It might be 50 days after Michelle “Moana” Amuli’s death, but her father, Ishmael, is still failing to come to terms with her horrific demise.
Although Moana featured in a number of videos, it is her appearance in Jah Prayzah’s “Munyaradzi” that created a buzz and catapulted her to fame.
However, her moment in the sun was short-lived, as she died in a car accident in the early hours of Sunday, November 8, 2020. The accident also claimed the lives of socialite Genius Kadungure, Limumba Karim and Elisha.
Moana’s burial was not without its fair share of controversy as her estranged parents haggled over how she would be buried.
It only took the intervention of the court to settle the dispute.
She might have been buried, but her father is still grieving.
Ishmael Amuli told The Sunday Mail Society that his daughter’s death has cast a shadow over this year’s festive season.
“It has been some time now since we buried her, but my heart still bleeds in such a way that sometimes I find myself in tears,” he said.
“For two years we were not on talking terms, but at least I knew she was out there. I wish we had mended our relationship earlier, maybe she would not have died.”
Moana, who was born in 1994, was Amuli and Yolanda Kuvaoga’s first born child.
He, however, had another daughter from a previous relationship.
Being of a Muslim background, Amuli said from the onset, his union with Kuvaoga was rocky as she loved drinking and smoking.
She would often leave Moana under the care of her maternal grandmother who lived close by, as she went drinking at a nearby shebeen while Amuli was away at work.
By the time Moana was eight months old, her mother abandoned her and relocated to Marondera before moving to South Africa.
This forced Amuli, who by then worked at Hot Bread Bakeries, to grant custody of baby Moana to the grandmother.
“She betrayed me but I still loved my then youthful wife, hence I tried to convince her to come back home, but she refused,” he said.
Amuli would provide supplementary milk and other provisions for his daughter.
However, the grandmother tragically died when Moana was three years old and had to move back in with her father.
“That was tough. I would clean up, feed her and leave her under the care of neighbours before going to work,” he remembers.
In 1999, Amuli remarried before enrolling Moana at Highfield’s Zororo Centre that same year.
In 2000, she proceeded to Kudzanai Primary and Highfield High 2 for Form One and Form Two before transferring to Kopas Secondary when the family relocated to Kuwadzana.
Managing only two Ordinary Level passes, she was forced to repeat at Face to Face Academy.

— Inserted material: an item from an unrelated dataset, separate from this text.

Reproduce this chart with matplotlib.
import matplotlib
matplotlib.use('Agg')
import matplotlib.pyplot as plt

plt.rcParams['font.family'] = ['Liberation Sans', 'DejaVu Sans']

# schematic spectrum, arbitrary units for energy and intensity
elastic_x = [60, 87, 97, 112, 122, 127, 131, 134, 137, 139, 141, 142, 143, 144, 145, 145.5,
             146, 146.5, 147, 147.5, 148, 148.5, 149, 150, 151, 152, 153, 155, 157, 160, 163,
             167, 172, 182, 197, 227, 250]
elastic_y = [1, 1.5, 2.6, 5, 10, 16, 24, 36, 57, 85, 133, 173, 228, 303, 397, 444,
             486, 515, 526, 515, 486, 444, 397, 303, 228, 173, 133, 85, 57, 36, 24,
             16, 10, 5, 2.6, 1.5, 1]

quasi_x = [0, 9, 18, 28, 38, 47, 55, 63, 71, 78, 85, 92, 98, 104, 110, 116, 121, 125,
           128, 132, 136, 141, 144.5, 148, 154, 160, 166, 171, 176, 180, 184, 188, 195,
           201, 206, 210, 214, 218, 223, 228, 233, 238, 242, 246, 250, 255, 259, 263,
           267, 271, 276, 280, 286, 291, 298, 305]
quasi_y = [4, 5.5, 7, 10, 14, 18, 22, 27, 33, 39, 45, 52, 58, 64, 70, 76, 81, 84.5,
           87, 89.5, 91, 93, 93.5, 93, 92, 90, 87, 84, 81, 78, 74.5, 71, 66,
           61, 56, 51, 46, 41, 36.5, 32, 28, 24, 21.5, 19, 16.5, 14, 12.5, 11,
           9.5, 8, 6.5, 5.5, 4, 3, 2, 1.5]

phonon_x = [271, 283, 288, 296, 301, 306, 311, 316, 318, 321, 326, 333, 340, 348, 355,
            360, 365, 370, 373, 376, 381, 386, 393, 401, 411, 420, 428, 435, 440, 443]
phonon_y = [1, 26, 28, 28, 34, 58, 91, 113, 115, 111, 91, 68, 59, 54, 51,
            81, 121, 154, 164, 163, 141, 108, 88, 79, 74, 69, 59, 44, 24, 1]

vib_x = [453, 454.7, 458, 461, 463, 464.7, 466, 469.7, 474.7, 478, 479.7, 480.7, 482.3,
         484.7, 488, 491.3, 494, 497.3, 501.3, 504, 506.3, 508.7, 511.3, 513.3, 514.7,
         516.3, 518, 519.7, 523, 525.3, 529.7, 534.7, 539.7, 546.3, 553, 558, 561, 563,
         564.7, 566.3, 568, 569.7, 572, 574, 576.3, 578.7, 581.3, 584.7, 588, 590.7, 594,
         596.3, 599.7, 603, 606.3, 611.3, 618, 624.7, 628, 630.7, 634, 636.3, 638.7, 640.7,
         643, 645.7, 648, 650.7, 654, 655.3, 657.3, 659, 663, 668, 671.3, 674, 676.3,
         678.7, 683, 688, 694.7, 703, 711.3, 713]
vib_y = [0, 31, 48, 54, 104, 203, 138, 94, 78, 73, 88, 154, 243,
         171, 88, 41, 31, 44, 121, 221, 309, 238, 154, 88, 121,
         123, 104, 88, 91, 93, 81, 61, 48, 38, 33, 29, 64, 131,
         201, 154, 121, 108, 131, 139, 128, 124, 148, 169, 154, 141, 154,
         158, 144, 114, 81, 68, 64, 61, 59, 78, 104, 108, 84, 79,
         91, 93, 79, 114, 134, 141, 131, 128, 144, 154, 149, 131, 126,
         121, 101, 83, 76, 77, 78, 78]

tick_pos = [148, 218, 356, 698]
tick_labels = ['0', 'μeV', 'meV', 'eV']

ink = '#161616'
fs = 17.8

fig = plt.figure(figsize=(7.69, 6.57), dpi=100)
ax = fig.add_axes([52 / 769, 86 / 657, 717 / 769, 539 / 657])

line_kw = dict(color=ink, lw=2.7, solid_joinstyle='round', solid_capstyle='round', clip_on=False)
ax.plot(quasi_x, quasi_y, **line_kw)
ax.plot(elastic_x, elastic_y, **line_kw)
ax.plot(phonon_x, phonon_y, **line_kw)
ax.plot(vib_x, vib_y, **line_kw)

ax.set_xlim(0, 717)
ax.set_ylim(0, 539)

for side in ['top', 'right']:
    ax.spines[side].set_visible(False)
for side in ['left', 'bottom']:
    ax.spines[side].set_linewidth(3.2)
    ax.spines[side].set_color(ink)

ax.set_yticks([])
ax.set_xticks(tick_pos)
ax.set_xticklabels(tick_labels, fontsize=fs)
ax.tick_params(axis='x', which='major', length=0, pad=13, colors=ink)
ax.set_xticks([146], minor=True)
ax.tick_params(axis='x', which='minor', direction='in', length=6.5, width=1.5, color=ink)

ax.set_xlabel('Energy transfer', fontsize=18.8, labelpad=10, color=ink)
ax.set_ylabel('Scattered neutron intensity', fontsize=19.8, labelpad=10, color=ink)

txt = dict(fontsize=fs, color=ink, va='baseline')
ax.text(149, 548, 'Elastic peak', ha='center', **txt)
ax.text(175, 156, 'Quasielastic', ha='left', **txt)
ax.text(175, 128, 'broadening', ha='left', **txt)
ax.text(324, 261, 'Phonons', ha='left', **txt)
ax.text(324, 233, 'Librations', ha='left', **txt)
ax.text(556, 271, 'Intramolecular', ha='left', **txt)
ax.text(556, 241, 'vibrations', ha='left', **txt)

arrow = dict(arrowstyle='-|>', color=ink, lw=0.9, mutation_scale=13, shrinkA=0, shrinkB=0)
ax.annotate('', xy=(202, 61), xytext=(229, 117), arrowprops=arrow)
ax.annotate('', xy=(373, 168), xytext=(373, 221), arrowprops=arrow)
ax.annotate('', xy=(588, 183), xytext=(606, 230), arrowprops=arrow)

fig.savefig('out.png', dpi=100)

It is during her days at the college that she eloped with Kuwadzana lover, Lloyd Chipomho.
The union resulted in the birth of Tyra — their only daughter.
“It was devastating when she fell pregnant, but being the only parent in her life, I had to be there for her,” he said.
“Later, she joined Greenworld Network Marketing and as things went well for her, the union with Chipomho fell apart.”
Amuli, who by that time had relocated to Domboshava, took in Moana’s daughter.
She would visit and provide for the upkeep of her daughter until she ventured into music.
The father was not happy with her newly chosen path but she was adamant.
On December 23, 2018, father and daughter clashed after the former tried talking her out of her chosen career.
She subsequently took her daughter away.
That was the last time the two communicated.
“I slapped her that day. That is the last time I ever saw her alive and it kills me to realise it is now too late. I should have saved her earlier,” reminisces Amuli.
“When she became famous, the mother returned from South Africa and they were now very close, which leaves me thinking that she misled her to death.”
He still has not yet forgiven his estranged wife.
Kuvaoga was recently at Amuli’s Domboshava residence where she wreaked havoc.
“Moana’s daughter was here for two weeks, so when she heard that the kid was here, she came with a commuter omnibus full of thugs to assault me,” fumed Amuli.
“I am bitter. First, she abandoned our daughter at a time that she really needed a mother only to emerge years later and lead her to the grave.
“This may have been a bad example to her siblings but we all have learnt so much from it.”
Amuli said he will not be part of the memorial service that Kuvaoga has planned for Moana in Highfield.
Moana’s stepmother weighed in: “I came into the picture when she was still five and growing up. Moana was a well-disciplined girl. I accompanied her to school on her first day and watched her grow.
“Giving birth to Tyra, she knew how to be a good mother, but things just turned for the worse when she rose to fame. It hurts that she is gone.”